第二、結果歸責的破解。在司法推定過程中導致結果歸責出現的原因很多,如司法者出于操作的簡便而怠于證明、立法的導向等,其中,司法操作技巧影響甚巨。在筆者看來,司法推定的結論是否公正和基礎事實的選擇有莫大之聯系,犯罪行為導向危害結果只是其中一種因果進路,從危害結果著手直接推定犯罪行為,進而證成犯罪目的的存在顯然有悖事實發展規律。合適的做法是,重點考察犯罪行為前和行為中行為人所表露的意圖,輔之考量危害結果。換言之,危害結果只是我們開始尋找基礎事實的線索,其在司法推定中的重要性是有限的。

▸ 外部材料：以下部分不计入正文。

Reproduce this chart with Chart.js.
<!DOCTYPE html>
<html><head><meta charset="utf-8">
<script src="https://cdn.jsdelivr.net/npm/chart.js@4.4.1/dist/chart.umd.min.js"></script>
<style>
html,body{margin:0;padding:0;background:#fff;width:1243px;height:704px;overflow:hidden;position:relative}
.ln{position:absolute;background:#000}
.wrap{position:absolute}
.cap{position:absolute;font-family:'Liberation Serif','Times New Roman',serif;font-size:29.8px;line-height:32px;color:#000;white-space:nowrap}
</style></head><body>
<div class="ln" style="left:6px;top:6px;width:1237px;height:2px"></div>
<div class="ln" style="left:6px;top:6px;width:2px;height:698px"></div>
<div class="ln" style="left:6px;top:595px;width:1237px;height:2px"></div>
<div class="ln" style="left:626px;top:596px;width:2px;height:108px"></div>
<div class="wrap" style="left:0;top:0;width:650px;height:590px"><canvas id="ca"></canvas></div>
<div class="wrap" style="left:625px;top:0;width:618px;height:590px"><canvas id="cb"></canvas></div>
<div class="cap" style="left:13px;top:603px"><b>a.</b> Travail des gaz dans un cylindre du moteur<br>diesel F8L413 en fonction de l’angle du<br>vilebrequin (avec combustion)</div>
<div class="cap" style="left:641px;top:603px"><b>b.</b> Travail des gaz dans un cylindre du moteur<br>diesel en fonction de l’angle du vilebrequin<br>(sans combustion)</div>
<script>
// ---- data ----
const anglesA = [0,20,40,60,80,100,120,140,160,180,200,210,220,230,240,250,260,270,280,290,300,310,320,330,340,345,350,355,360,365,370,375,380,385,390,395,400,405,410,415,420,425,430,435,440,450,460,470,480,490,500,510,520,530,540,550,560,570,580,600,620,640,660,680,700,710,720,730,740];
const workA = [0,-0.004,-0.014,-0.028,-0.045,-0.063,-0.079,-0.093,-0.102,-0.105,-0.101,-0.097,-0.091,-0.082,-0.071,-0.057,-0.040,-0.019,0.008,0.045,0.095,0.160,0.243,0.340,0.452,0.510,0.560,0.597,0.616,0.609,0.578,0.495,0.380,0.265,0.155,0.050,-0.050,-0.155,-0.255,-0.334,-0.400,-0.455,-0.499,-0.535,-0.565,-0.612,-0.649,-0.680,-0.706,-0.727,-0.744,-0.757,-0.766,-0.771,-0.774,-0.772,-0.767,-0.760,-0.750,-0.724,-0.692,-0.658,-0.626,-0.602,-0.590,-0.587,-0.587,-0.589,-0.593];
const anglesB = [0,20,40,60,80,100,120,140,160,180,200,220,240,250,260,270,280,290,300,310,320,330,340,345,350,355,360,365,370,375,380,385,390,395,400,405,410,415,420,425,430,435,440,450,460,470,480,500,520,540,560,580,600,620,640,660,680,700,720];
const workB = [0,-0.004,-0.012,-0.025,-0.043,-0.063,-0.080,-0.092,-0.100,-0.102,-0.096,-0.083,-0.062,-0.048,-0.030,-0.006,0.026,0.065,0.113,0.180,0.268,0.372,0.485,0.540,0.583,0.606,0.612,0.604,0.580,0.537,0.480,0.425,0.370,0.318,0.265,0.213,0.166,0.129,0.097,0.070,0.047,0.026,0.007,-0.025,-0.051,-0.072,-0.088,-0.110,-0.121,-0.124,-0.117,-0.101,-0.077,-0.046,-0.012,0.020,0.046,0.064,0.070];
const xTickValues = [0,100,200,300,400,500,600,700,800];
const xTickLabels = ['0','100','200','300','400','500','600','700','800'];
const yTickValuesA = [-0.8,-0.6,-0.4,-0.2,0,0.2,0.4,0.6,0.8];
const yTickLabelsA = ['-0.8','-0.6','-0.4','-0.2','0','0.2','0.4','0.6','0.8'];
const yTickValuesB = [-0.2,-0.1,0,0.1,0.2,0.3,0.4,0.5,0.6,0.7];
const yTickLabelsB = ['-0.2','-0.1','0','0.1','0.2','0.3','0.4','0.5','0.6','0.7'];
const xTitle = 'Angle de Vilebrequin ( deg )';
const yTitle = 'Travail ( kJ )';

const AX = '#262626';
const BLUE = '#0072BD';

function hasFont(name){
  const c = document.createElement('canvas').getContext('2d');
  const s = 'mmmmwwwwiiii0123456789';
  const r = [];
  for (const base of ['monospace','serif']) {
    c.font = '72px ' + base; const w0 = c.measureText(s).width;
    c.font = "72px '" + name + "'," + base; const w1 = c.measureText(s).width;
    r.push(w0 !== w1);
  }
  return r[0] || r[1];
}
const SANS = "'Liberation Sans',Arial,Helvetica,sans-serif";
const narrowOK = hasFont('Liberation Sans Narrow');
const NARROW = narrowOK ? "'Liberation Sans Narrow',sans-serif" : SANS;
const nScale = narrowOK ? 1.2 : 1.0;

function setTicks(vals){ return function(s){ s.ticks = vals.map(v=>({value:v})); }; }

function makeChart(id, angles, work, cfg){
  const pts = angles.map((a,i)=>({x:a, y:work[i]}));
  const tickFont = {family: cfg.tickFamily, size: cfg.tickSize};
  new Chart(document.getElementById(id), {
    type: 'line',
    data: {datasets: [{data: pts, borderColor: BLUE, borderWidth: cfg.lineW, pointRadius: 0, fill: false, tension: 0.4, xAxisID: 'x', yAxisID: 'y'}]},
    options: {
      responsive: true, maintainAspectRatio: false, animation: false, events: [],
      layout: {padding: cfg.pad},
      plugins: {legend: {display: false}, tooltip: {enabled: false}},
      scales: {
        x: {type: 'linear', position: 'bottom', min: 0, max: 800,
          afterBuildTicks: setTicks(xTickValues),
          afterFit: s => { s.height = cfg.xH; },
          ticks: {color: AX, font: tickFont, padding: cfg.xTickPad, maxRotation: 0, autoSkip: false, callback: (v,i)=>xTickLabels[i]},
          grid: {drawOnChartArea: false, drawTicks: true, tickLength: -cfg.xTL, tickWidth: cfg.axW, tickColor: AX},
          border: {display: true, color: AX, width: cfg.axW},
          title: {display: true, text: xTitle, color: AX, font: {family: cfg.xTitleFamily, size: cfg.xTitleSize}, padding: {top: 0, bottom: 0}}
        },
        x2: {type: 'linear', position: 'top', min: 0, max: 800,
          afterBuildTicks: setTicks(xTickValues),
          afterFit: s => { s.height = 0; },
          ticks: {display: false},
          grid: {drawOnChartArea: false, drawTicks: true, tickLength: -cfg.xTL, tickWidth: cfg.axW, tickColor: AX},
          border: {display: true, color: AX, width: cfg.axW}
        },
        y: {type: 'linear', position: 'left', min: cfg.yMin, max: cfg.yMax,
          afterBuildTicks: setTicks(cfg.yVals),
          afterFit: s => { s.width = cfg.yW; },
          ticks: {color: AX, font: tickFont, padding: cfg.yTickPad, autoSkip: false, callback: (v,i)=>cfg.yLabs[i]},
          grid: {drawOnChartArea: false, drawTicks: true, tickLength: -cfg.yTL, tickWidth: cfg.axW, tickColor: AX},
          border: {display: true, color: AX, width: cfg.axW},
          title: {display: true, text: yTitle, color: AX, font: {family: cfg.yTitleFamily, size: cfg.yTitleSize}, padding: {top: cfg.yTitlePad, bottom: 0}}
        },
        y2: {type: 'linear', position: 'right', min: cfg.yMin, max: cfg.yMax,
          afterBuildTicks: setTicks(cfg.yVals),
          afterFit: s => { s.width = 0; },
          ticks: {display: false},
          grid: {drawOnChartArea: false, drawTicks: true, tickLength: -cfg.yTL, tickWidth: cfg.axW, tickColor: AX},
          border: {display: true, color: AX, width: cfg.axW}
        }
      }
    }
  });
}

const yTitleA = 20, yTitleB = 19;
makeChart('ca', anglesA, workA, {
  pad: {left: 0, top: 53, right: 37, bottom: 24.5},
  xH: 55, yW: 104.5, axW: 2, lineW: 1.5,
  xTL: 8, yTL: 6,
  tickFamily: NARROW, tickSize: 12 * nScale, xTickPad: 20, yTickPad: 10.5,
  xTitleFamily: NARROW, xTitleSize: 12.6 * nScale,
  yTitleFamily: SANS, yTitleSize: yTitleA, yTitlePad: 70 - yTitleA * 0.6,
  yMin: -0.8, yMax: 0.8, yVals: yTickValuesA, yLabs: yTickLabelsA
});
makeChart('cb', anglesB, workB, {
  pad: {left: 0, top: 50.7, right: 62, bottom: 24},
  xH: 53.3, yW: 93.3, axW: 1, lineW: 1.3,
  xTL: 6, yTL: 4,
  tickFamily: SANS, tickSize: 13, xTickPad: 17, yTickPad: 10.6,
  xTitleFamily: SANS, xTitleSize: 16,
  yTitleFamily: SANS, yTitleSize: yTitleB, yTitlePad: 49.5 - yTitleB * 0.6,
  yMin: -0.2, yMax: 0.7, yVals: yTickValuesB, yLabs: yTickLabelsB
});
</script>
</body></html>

第三、行為與責任不同在的破解。“從果到因”的司法推定方式只能證明“非法占有目的”的存在,卻不能明確“非法占有目的”何時存在。然而,當代刑法理論重視責任主義的建構,強調行為與責任同在。以集資詐騙罪為例,司法解釋規定了“將集資款用于違法犯罪活動”“將集資款用于生產經營活動與籌集資金規模明顯不成比例,致使集資款不能返還的”等,縱使我們承認這些事由能夠推定“非法占有目的”的存在,但是,該目的是在騙取集資款時就存在了還是在取得集資款后行為人基于其他原因才產生的,司法推定本身無法給我們答案。然而,像司法解釋中規定的“明知沒有歸還能力而大量騙取資金的”,則能較好地反映出行為人在行為時就伴隨有不歸還集資款的意圖。通過分析,筆者認為,司法機關在適用推定時應重點關注行為人在行為過程中的事實材料,即使發現危害結果的存在,但倘若無證據證明行為人在犯罪行為時存在“非法占有”的可能,應禁止司法推定。
第四、對現有司法性文件規定的反思。集中規定金融詐騙罪“非法占有目的”認定方法的是2001年《全國法院關于審理金融犯罪案件工作座談會紀要》和2011年最高人民法院《關于審理非法集資刑事案件具體應用法律若干問題的解釋》。上述文件中關于司法推定的基礎事實分為兩種:一種是以行為過程中的事實為資料,如“明知沒有歸還能力而大量騙取資金的”;還有一種是以犯罪行為結束后出現的結果或狀態作為判斷資料,如“非法獲取資金后逃跑的”。筆者認為,司法解釋應該減少以犯罪后的結果或狀態作為司法推定基礎事實的數量,通過增加以行為過程中的事實為基礎事實的數量來強化“非法占有目的”在犯罪認定中應扮演的角色。
第五、對現有刑法立法體例的肯定。通過司法推定的方式來證明“非法占有目的”對司法者的專業素養要求頗高,需要裁判者在把握大量事實后剔除“非法占用”的情形,歸納“非法占有”的事宜。為了避免實務中“非法占有”和“非法占用”怠于區別的情況,刑法可以考慮選擇性地規制某些領域的“非法占用”支配下的騙取行為,當然,其法定刑應有別于“非法占有”為目的的詐騙行為。刑法修正案(六)中增設的騙取貸款、票據承兌、金融票證罪就是一次非常好的嘗試。
江奧立,單位為上海市人民檢察院第一分院。